Winners operate with a go-to-battle mindset. They ditch their excuses and show up regardless of their internal state. You must act when you are tired. You must act when you are sad, lonely, or completely lacking a role model to guide you. If you wake up and do not want to put the work in, you have to ruthlessly audit your own self-respect. Bettering yourself is your primary purpose.
The sun will not shine every day. There will be long, dark nights where you are entirely alone and the difficulty seems to consume everything. But the darkness only wins if you surrender. Keep fighting. To fight against the darkness is to win. It gets a little easier every day, but you have to do it every day. That is the hard part.
## How to Apply This
If you want to move from passive reading to active mental training, implement these specific protocols this week:
1. **The Transaction Audit:** The next time you experience physical fatigue or mental frustration during training or deep work, do not stop. Pause for exactly three seconds and ask: *"What am I paying for right now?"* Name the specific goal this pain is purchasing.
2. **The Post-Loss Reset:** When you fail this week-whether in a workout, a project, or a habit-do not immediately try again. Force yourself to identify one specific variable that caused the failure. Alter that variable before your next attempt.
3. **The Anti-Perception Drill:** Identify one action you have been avoiding because you are worried about how it will look to others (a public post, asking a difficult question, attempting a weight you might drop). Execute it within the next 24 hours. Their opinions do not pay your bills.

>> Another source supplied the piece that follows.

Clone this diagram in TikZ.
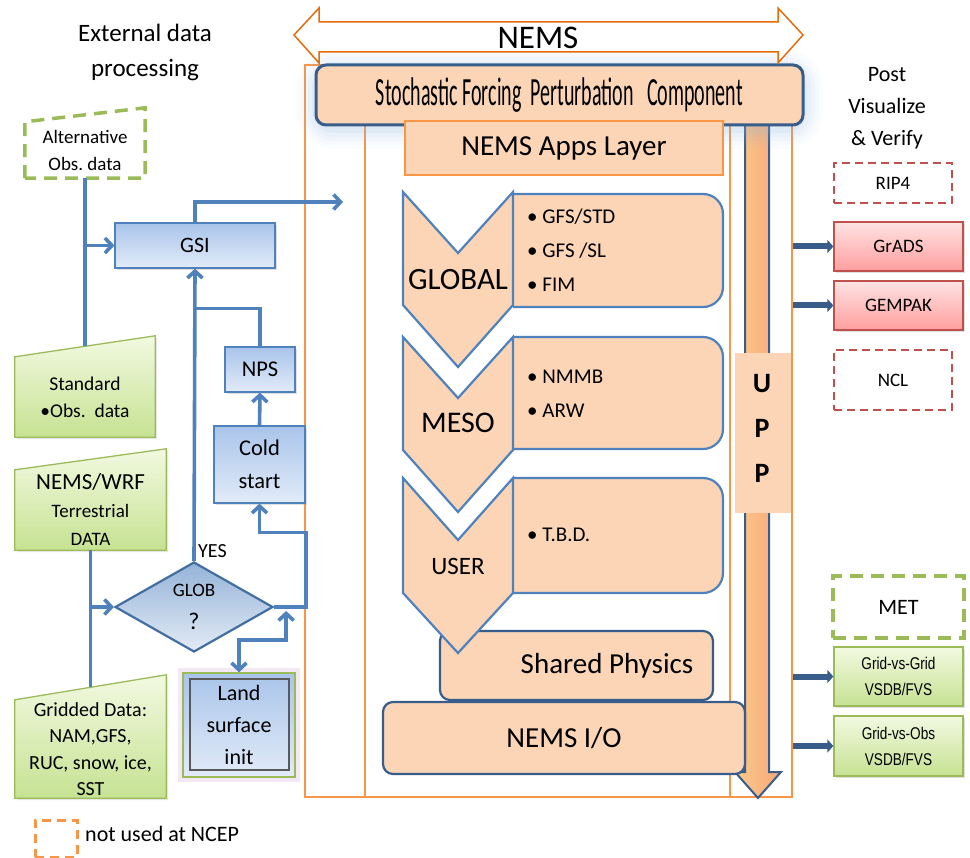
\documentclass[tikz,border=0pt]{standalone}
\usepackage{fontspec}
\setmainfont{Carlito}
\newfontfamily\arialf{Liberation Sans}
\usetikzlibrary{arrows.meta,shapes.geometric,calc,shadows}
\definecolor{orF}{HTML}{F79646}
\definecolor{orD}{HTML}{E46C0A}
\definecolor{peach}{HTML}{FBD5B5}
\definecolor{fblue}{HTML}{4F81BD}
\definecolor{dblue}{HTML}{385D8A}
\definecolor{gBorder}{HTML}{9BBB59}
\definecolor{gTop}{HTML}{F2F9E1}
\definecolor{gBot}{HTML}{C6E292}
\definecolor{bTop}{HTML}{A9C4EA}
\definecolor{bBot}{HTML}{E2EBF8}
\definecolor{rBorder}{HTML}{C0504D}
\definecolor{pTop}{HTML}{FFE3E3}
\definecolor{pBot}{HTML}{FF9E9E}
\definecolor{glowB}{HTML}{8DB4E2}
\definecolor{upL}{HTML}{FBCB8A}
\definecolor{upR}{HTML}{F9A678}
\definecolor{dTop}{HTML}{95B3D7}
\definecolor{dBot}{HTML}{E3EBF6}
\newcommand\fsz[1]{\fontsize{#1}{#1}\selectfont}
\newcommand\fsl[2]{\fontsize{#1}{#2}\selectfont}
\pgfdeclarelayer{bgl}
\pgfsetlayers{bgl,main}
\tikzset{
  frameline/.style={draw=orF, line width=2pt},
  flow/.style={draw=fblue, line width=3.6pt},
  fa/.style={-{Straight Barb[length=7pt,width=15pt]}},
  fab/.style={{Straight Barb[length=7pt,width=15pt]}-{Straight Barb[length=7pt,width=15pt]}},
  fat/.style={draw=dblue, line width=6pt, -{Triangle[length=6pt,width=13pt]}},
  bluebox/.style={draw=fblue, line width=1.2pt, top color=bTop, bottom color=bBot, inner sep=0pt, align=center,
    drop shadow={opacity=0.25, shadow xshift=2pt, shadow yshift=-2pt}},
  gshape/.style={draw=gBorder, line width=1.3pt, top color=gTop, bottom color=gBot},
  gtext/.style={inner sep=0pt, align=center},
  gdash/.style={draw=gBorder, line width=3.5pt, dash pattern=on 13pt off 8pt},
  rdash/.style={draw=rBorder, line width=2.5pt, dash pattern=on 8pt off 5pt, inner sep=0pt, font=\fsz{19}},
  pinkbox/.style={draw=rBorder, line width=1.3pt, top color=pTop, bottom color=pBot, inner sep=0pt, font=\fsz{19},
    drop shadow={opacity=0.25, shadow xshift=2pt, shadow yshift=-2pt}},
  greenbox/.style={draw=gBorder, line width=1.3pt, top color=gTop, bottom color=gBot, inner sep=0pt, align=center,
    font=\arialf\fsl{17}{26}, drop shadow={opacity=0.25, shadow xshift=2pt, shadow yshift=-2pt}},
  cbox/.style={draw=fblue, line width=2.2pt, fill=peach, rounded corners=20pt, inner sep=0pt},
  chev/.style={draw=fblue, line width=2.2pt, fill=peach, line join=miter},
  pbox/.style={draw=dblue, line width=2.2pt, fill=peach, rounded corners=10pt, inner sep=0pt},
  btxt/.style={inner sep=0pt, anchor=west, align=left, font=\fsl{21}{34}},
}
\begin{document}
\begin{tikzpicture}[x=1pt,y=-1pt]
\useasboundingbox (0,0) rectangle (970,858);

% ---------- NEMS frame ----------
\node[frameline, minimum width=487pt, minimum height=732pt, inner sep=0pt] (frame) at (548.5,431) {};
\node[frameline, minimum width=365pt, minimum height=672pt, inner sep=0pt] (inner) at (547.5,461) {};

% UPP arrow
\draw[draw=dblue, line width=2pt, left color=upL, right color=upR, line join=miter]
  (745,110) -- (769,110) -- (769,772) -- (781,772) -- (758,798) -- (735,772) -- (745,772) -- cycle;
\node[fill=peach, minimum width=56pt, minimum height=160pt, inner sep=0pt] (uppbox) at (763,433) {};
\node[align=center, font=\bfseries\fsl{28}{45}, inner sep=0pt] (upptxt) at (762,428) {U\\P\\P};

% glow + stochastic box
\foreach \w/\o in {40/0.035, 32/0.045, 24/0.06, 16/0.08, 8/0.1} {
  \draw[glowB, line width=\w pt, opacity=\o, rounded corners=18pt] (316,69) rectangle (803,129);
}
\node[draw=dblue, line width=3pt, fill=peach, rounded corners=10pt, minimum width=487pt, minimum height=60pt, inner sep=0pt]
  (sfpc) at (559.5,95) {\scalebox{0.5}[1]{\fsz{40}Stochastic Forcing\ \ Perturbation\ \ \ Component}};

% NEMS double arrow
\draw[draw=orD, line width=1.5pt, fill=white, line join=miter]
  (294,35) -- (319,8) -- (319,22) -- (778,22) -- (778,8) -- (803,35) -- (778,63) -- (778,52) -- (319,52) -- (319,63) -- cycle;
\node[font=\fsz{33}, inner sep=0pt] (nemst) at (538,38) {NEMS};

% Apps layer
\node[draw=orF, line width=1.5pt, fill=peach, minimum width=318pt, minimum height=54pt, inner sep=0pt, font=\fsz{29}]
  (apps) at (564,148) {NEMS Apps Layer};

% content boxes
\begin{scope}
\clip (513,0) rectangle (970,858);
\node[cbox, minimum width=270pt, minimum height=113pt] (globbox) at (588,250.5) {};
\node[cbox, minimum width=270pt, minimum height=112pt] (mesobox) at (588,393) {};
\node[cbox, minimum width=270pt, minimum height=115pt] (userbox) at (588,535.5) {};
\end{scope}
\node[btxt] (bglob) at (527,250) {\textbullet\ GFS/STD\\\textbullet\ GFS /SL\\\textbullet\ FIM};
\node[btxt] (bmeso) at (527,393.5) {\textbullet\ NMMB\\\textbullet\ ARW};
\node[btxt] (buser) at (527,535) {\textbullet\ T.B.D.};

% shared physics and I/O
\node[pbox, minimum width=273pt, minimum height=69pt, font=\fsz{29}] (shared) at (576.5,665.5) {\hspace*{61pt}Shared Physics};
\node[pbox, minimum width=362pt, minimum height=72pt, font=\fsz{29}] (nemsio) at (564,738) {NEMS I/O};

% chevrons
\draw[chev] (403,192) -- (458,253) -- (513,192) -- (513,305) -- (458,367) -- (403,305) -- cycle;
\draw[chev] (403,337) -- (458,398) -- (513,337) -- (513,450) -- (458,512) -- (403,450) -- cycle;
\draw[chev] (403,478) -- (458,540) -- (513,478) -- (513,593) -- (458,653) -- (403,593) -- cycle;
\node[font=\fsz{31}, inner sep=0pt] (tglob) at (458,280) {GLOBAL};
\node[font=\fsz{30}, inner sep=0pt] (tmeso) at (458,423) {MESO};
\node[font=\fsz{25}, inner sep=0pt] (tuser) at (458,566) {USER};

% ---------- left side ----------
\node[align=center, font=\fsl{25}{35}, inner sep=0pt] (ext) at (145,52) {External data\\processing};

\node[gtext, minimum width=120pt, minimum height=56pt, font=\fsl{19}{27}] (alt) at (85,150) {Alternative\\Obs.\ data};
\draw[gdash] (alt.south west) -- (alt.north west) -- ([yshift=14pt]alt.north east) -- (alt.south east) -- cycle;

\node[gtext, minimum width=140pt, minimum height=80pt, font=\fsl{19.5}{27}] (std) at (85,397) {Standard\\\textbullet Obs.\ \ data};
\node[gtext, minimum width=151pt, minimum height=80pt, font=\fsl{19}{28}] (wrf) at (90.5,510) {{\fsz{23}NEMS/WRF}\\Terrestrial\\DATA};
\node[gtext, minimum width=151pt, minimum height=98pt, font=\fsl{20}{26.5}] (grid) at (90.5,749) {Gridded Data:\\NAM,GFS,\\RUC, snow, ice,\\SST};
\begin{pgfonlayer}{bgl}
\draw[gshape, drop shadow={opacity=0.2, shadow xshift=2pt, shadow yshift=-2pt}] (std.south west) -- (std.north west) -- ([yshift=21pt]std.north east) -- (std.south east) -- cycle;
\draw[gshape, drop shadow={opacity=0.2, shadow xshift=2pt, shadow yshift=-2pt}] (wrf.south west) -- (wrf.north west) -- ([yshift=21pt]wrf.north east) -- (wrf.south east) -- cycle;
\draw[gshape, drop shadow={opacity=0.2, shadow xshift=2pt, shadow yshift=-2pt}] (grid.south west) -- (grid.north west) -- ([yshift=25pt]grid.north east) -- (grid.south east) -- cycle;
\end{pgfonlayer}

\node[bluebox, minimum width=160pt, minimum height=45pt, font=\fsz{22}] (gsi) at (195,245.5) {GSI};
\node[bluebox, minimum width=70pt, minimum height=45pt, font=\fsz{22.5}] (nps) at (260,369.5) {NPS};
\node[bluebox, minimum width=91pt, minimum height=77pt, font=\fsl{22.5}{33}] (cold) at (259.5,464.5) {Cold\\start};
\node[diamond, draw=fblue!85!black, line width=2.2pt, top color=dTop, bottom color=dBot, minimum width=158pt, minimum height=90pt,
  inner sep=0pt, align=center, font=\fsl{19}{33}] (glob) at (194,607) {GLOB\\{\fsz{24}?}};
\node[font=\fsz{20}, anchor=west, inner sep=0pt] (yes) at (198,551) {YES};

% land surface init
\draw[draw=violet!30, line width=10pt, opacity=0.3] (183,673) rectangle (295,777);
\node[draw=gBorder, line width=1.3pt, top color=bTop, bottom color=bBot, minimum width=112pt, minimum height=104pt,
  inner sep=0pt, align=center, font=\fsl{22}{32}] (land) at (239,725) {Land\\surface\\init};
\draw[draw=black!65, line width=2pt] ([shift={(8pt,8pt)}]land.south west) rectangle ([shift={(-7pt,-7pt)}]land.north east);

% connectors
\coordinate (stdtop) at ($(std.north)+(0,-10.5)$);
\draw[flow] (alt.south) -- (stdtop);
\draw[flow,fa] (alt.south |- gsi.west) -- (gsi.west);
\coordinate (nemsin) at (343,202);
\draw[flow,fa] (gsi.north) |- (nemsin);
\draw[flow,fa] (glob.north) -- (gsi.south);
\draw[flow] (nps.north) |- ($(gsi.south)+(0,40)$);
\draw[flow,fa] (cold.north) -- (nps.south);
\draw[flow,fa] (glob.east) -- ++(32,0) |- ($(cold.south)+(0,29)$) -- (cold.south);
\coordinate (lsr) at ($(glob.east)+(12,4)$);
\draw[flow,fab] (lsr) -- ++(0,29) -| (land.north);
\coordinate (gridtop) at ($(grid.north)+(0,-12.5)$);
\draw[flow] (wrf.south) -- (gridtop);
\draw[flow,fa] (wrf.south |- glob.west) -- (glob.west);

% legend
\node[draw=orF, line width=3pt, dash pattern=on 9pt off 6pt, minimum width=42pt, minimum height=37pt, inner sep=0pt] (leg) at (56,838.5) {};
\node[anchor=west, font=\fsz{22}, inner sep=0pt] (legtxt) at (85,834) {not used at NCEP};

% ---------- right side ----------
\node[align=center, font=\fsl{22}{32}, inner sep=0pt] (post) at (887,108) {Post\\Visualize\\\& Verify};
\node[rdash, minimum width=118pt, minimum height=40pt] (rip) at (893,183) {RIP4};
\node[pinkbox, minimum width=129pt, minimum height=49pt] (grads) at (898.5,246.5) {GrADS};
\node[pinkbox, minimum width=129pt, minimum height=49pt] (gempak) at (898.5,305.5) {GEMPAK};
\node[rdash, minimum width=118pt, minimum height=60pt] (ncl) at (893,380) {NCL};
\node[gdash, minimum width=131pt, minimum height=62pt, inner sep=0pt, font=\fsz{22}] (met) at (898.5,607) {MET};
\node[greenbox, minimum width=129pt, minimum height=59pt] (gvg) at (898.5,676.5) {\scalebox{0.8}[1]{Grid-vs-Grid}\\\scalebox{0.8}[1]{VSDB/FVS}};
\node[greenbox, minimum width=129pt, minimum height=60pt] (gvo) at (898.5,746) {\scalebox{0.8}[1]{Grid-vs-Obs}\\\scalebox{0.8}[1]{VSDB/FVS}};

\draw[fat] (frame.east |- grads.west) -- (grads.west);
\draw[fat] (frame.east |- gempak.west) -- (gempak.west);
\draw[fat] (frame.east |- gvg.west) -- (gvg.west);
\draw[fat] (frame.east |- gvo.west) -- (gvo.west);
\end{tikzpicture}
\end{document}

4. **The Hourglass Visualization:** Pick your most critical long-term goal. Write down exactly what your life will look like in five years if you fail to act on it. Read that description every morning. Let the fear of rotting potential drive your daily execution.
5. **The Selfish Block:** Carve out 60 minutes every day this week that is entirely dedicated to your primary objective. Defend this time violently. Do not answer texts, do not compromise for social obligations, and do not skip it because you are tired. Treat it as a non-negotiable daily battle.